Leap Year
"My Last Chance"
"Don't Let Him Escape"
"Come on Girls! Catch Him!"
postmarked in 1908 with 1 cent Franklin stamp
From:
www.postcardcollector.com (a great postcards magazine I subscribe to_
Vintage Leap Year Postcards
by Roy Nuhn
Bachelors have long been the butt of much humor – some of it burlesque, some of it dark. To help alleviate their condition and allow them to escape the fate traditionally assigned to lonely, single men, legend and folklore give maidens the right to pop the question themselves once every four years. This sort of open hunting for footloose and fancy-free bachelors has even been made law on a couple of occasions.
Fable and myth trace the beginnings of this practice to St. Patrick and to the British Isles in general. Supposedly, during the late 4th or early 5th century, St. Bridget, head of a nunnery, went to St. Patrick, then the bishop of Ireland, for help. All of the sisters were in revolt, demanding the right to propose marriage to reluctant suitors. (Apparently men and women of the church in those days were allowed to marry.)
St. Patrick was sympathetic and understanding of the women’s frustration of living in a society where only men could do the asking. He decreed that women be permitted to do the proposing one year out of four. This new “open season on bachelors” soon began to take place during Leap Year, another quadrennial event, and so it has been since.
Bridget’s success in getting St. Patrick to agree to the new custom prompted her to ask him the big question herself. He gently refused, and to soothe her hurt feelings, gave her a kiss and a silk gown. Henceforth, men would be obliged to make some sort of payment for refusing a woman’s offer.
This was unwritten law in the British Isles for many centuries. In 1228, a Leap Year, the Scottish parliament passed legislation imposing a heavy fine on any man if he did not accept a marriage proposal from a woman.

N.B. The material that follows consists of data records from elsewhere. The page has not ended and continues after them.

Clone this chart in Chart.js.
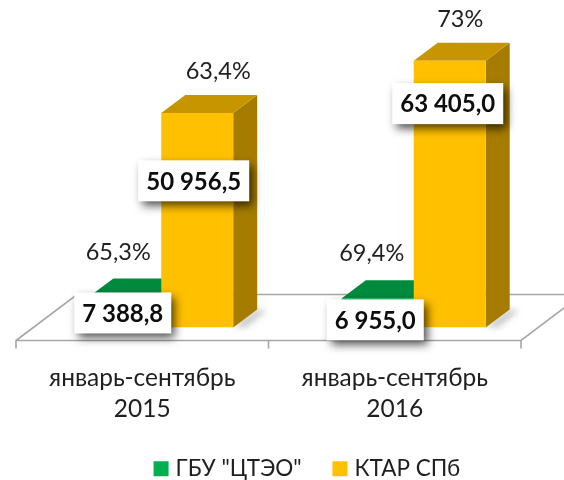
<!DOCTYPE html>
<html><head><meta charset="utf-8">
<style>html,body{margin:0;padding:0;background:#fff}#w{width:564px;height:480px;position:relative}</style>
<script src="https://cdn.jsdelivr.net/npm/chart.js@4"></script>
</head><body><div id="w"><canvas id="c" width="564" height="480"></canvas></div>
<script>
const categories = [['январь-сентябрь','2015'],['январь-сентябрь','2016']];
const seriesNames = ['ГБУ "ЦТЭО"','КТАР СПб'];
const ctaoValues = [7388.8, 6955.0];
const ktarValues = [50956.5, 63405.0];
const ctaoValueLabels = ['7 388,8','6 955,0'];
const ktarValueLabels = ['50 956,5','63 405,0'];
const ctaoPercents = ['65,3%','69,4%'];
const ktarPercents = ['63,4%','73%'];

const FONT = 'Lato, "Noto Sans", sans-serif';
const TEXT = '#1f1f1f';
const FACES = [
  {front:'#00B050', top:'#008A3E', side:'#006C30'},
  {front:'#FFC000', top:'#C69500', side:'#A67C00'}
];
const DEPTH = {x:24, y:18};
// hand-placed label offsets relative to the bar centre, as in the reference
const BOX_SHIFT = [[[-2.5,1],[-2.5,7]], [[-3.5,-39.5],[-2,-90.5]]];
const PCT_SHIFT = [[[-7,-44],[-6,-45]], [[21,-42],[10.5,-41.5]]];

const threeD = {
  id:'threeD',
  afterLayout(chart){ chart.legend.left+=21.5; chart.legend.right+=21.5; },
  beforeDatasetsDraw(chart){
    const {ctx, chartArea:a} = chart;
    const fl = a.left-19, fr = a.right-19, fy = a.bottom+13, by = fy-46, dx = 61;
    ctx.save();
    ctx.strokeStyle='#A6A6A6'; ctx.lineWidth=1.6;
    ctx.beginPath();
    ctx.moveTo(fl,fy+8); ctx.lineTo(fl,fy); ctx.lineTo(fl+dx,by); ctx.lineTo(564,by);
    ctx.moveTo(fl,fy); ctx.lineTo(fr,fy); ctx.lineTo(fr+dx,by);
    ctx.moveTo(fr,fy); ctx.lineTo(fr,fy+8);
    const mid=(fl+fr)/2; ctx.moveTo(mid,fy); ctx.lineTo(mid,fy+8);
    ctx.stroke();
    chart.getSortedVisibleDatasetMetas().forEach((m,ds)=>{
      m.data.forEach(el=>{
        const p = el.getProps(['x','y','base','width'],true);
        const l=p.x-p.width/2, r=p.x+p.width/2, t=p.y, b=p.base;
        if(ds===1){
          ctx.save();
          ctx.filter='blur(3px)';
          ctx.fillStyle='rgba(150,150,150,.55)';
          ctx.beginPath(); ctx.moveTo(r,b-1); ctx.lineTo(r+DEPTH.x,b-DEPTH.y); ctx.lineTo(r+DEPTH.x+9,b-DEPTH.y+1); ctx.lineTo(r+12,b); ctx.closePath(); ctx.fill();
          ctx.restore();
        }
        ctx.fillStyle=FACES[ds].side;
        ctx.beginPath(); ctx.moveTo(r,t); ctx.lineTo(r+DEPTH.x,t-DEPTH.y); ctx.lineTo(r+DEPTH.x,b-DEPTH.y); ctx.lineTo(r,b); ctx.closePath(); ctx.fill();
        ctx.fillStyle=FACES[ds].top;
        ctx.beginPath(); ctx.moveTo(l,t); ctx.lineTo(l+DEPTH.x,t-DEPTH.y); ctx.lineTo(r+DEPTH.x,t-DEPTH.y); ctx.lineTo(r,t); ctx.closePath(); ctx.fill();
      });
    });
    ctx.restore();
  },
  afterDatasetsDraw(chart){
    const {ctx} = chart;
    const boxes=[ctaoValueLabels,ktarValueLabels], pcts=[ctaoPercents,ktarPercents];
    ctx.save();
    ctx.textAlign='center'; ctx.textBaseline='middle';
    chart.getSortedVisibleDatasetMetas().forEach((m,ds)=>{
      m.data.forEach((el,i)=>{
        const p = el.getProps(['x','y','base'],true);
        const cx=p.x, cy=(p.y+p.base)/2;
        ctx.fillStyle=TEXT; ctx.font='23.5px '+FONT;
        ctx.fillText(pcts[ds][i], cx+PCT_SHIFT[ds][i][0], p.y+PCT_SHIFT[ds][i][1]);
        const bx=cx+BOX_SHIFT[ds][i][0], by=cy+BOX_SHIFT[ds][i][1];
        const w=ds===0?97:111, h=41;
        ctx.save();
        ctx.shadowColor='rgba(0,0,0,.7)'; ctx.shadowBlur=9; ctx.shadowOffsetX=4; ctx.shadowOffsetY=5;
        ctx.fillStyle='#fff'; ctx.fillRect(bx-w/2,by-h/2,w,h);
        ctx.restore();
        ctx.fillStyle='#0d0d0d'; ctx.font='bold 24px '+FONT;
        ctx.fillText(boxes[ds][i], bx, by+1);
      });
    });
    ctx.restore();
  }
};

new Chart(document.getElementById('c'),{
  type:'bar',
  data:{labels:categories,datasets:[
    {label:seriesNames[0],data:ctaoValues,backgroundColor:FACES[0].front},
    {label:seriesNames[1],data:ktarValues,backgroundColor:FACES[1].front}
  ]},
  plugins:[threeD],
  options:{
    responsive:false,animation:false,
    layout:{padding:{left:35,right:24,top:33,bottom:-10}},
    categoryPercentage:.57,barPercentage:1,
    scales:{
      x:{
        grid:{display:false},border:{display:false},
        afterFit(s){s.height=95;},
        ticks:{labelOffset:-19,padding:27,maxRotation:0,autoSkip:false,color:TEXT,font:{family:FONT,size:24.5,lineHeight:1.27}}
      },
      y:{display:false,min:0,max:70000}
    },
    plugins:{
      tooltip:{enabled:false},
      legend:{position:'bottom',labels:{
        color:TEXT,padding:35,boxWidth:6.5,boxHeight:6.5,font:{family:FONT,size:22.5},
        generateLabels(chart){
          return Chart.defaults.plugins.legend.labels.generateLabels(chart).map((it,i)=>({...it,fillStyle:FACES[i].front,strokeStyle:FACES[i].front,lineWidth:8.5,fontColor:TEXT}));
        }
      }}
    }
  }
});
</script></body></html>
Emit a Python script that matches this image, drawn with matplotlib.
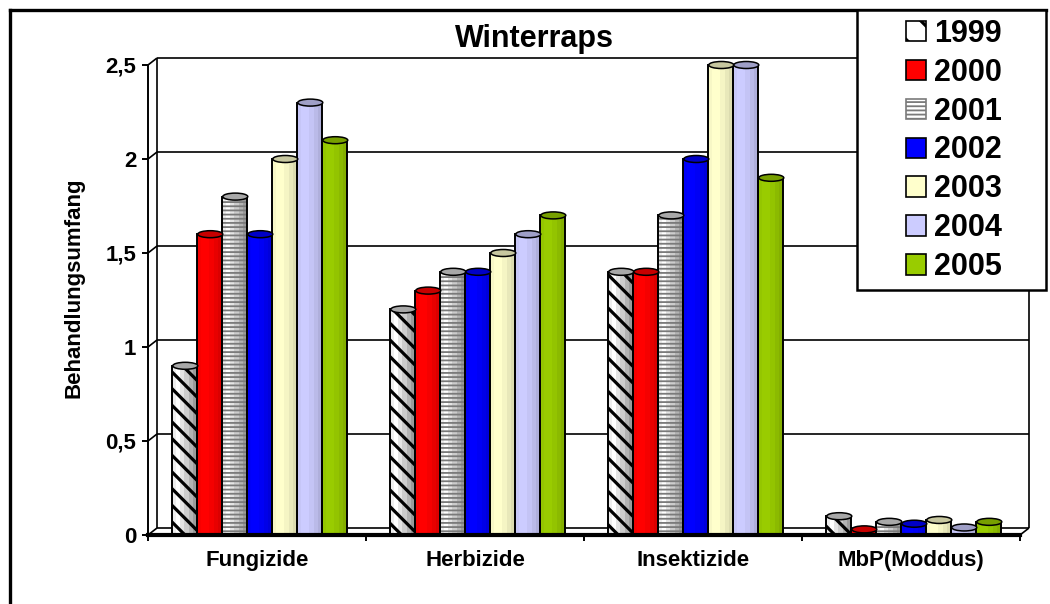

The term Leap Year originated in the England of old, when February 29 did not officially exist. It was completely ignored in all financial and legal matters, and anything falling on that day had to be dated Feb. 28. As a result mankind literally “leaped” over February 29 as if it didn’t exist.
As with most customs, things changed significantly by the advent of the 20th century. April Fool’s Day and Leap Year were no longer taken seriously, but treated as jokes and occasions for buffoonery.
Because there were only three Leap Years during the heyday of souvenir postcard publishing (1902 to about 1914), it is difficult today for collectors to find as many of them as they do for other holidays.
Yet a large number did survive. In all, nearly 30 different publishers, all but a handful of them American, produced more than 40 different sets. Upward of 250 different cards are known. Since production runs tended to be in the tens to hundreds of thousands, several million Leap Year postcards were eventually printed for the marketplace. Our grandparents and great grandparents found them in sore racks everywhere for a penny each.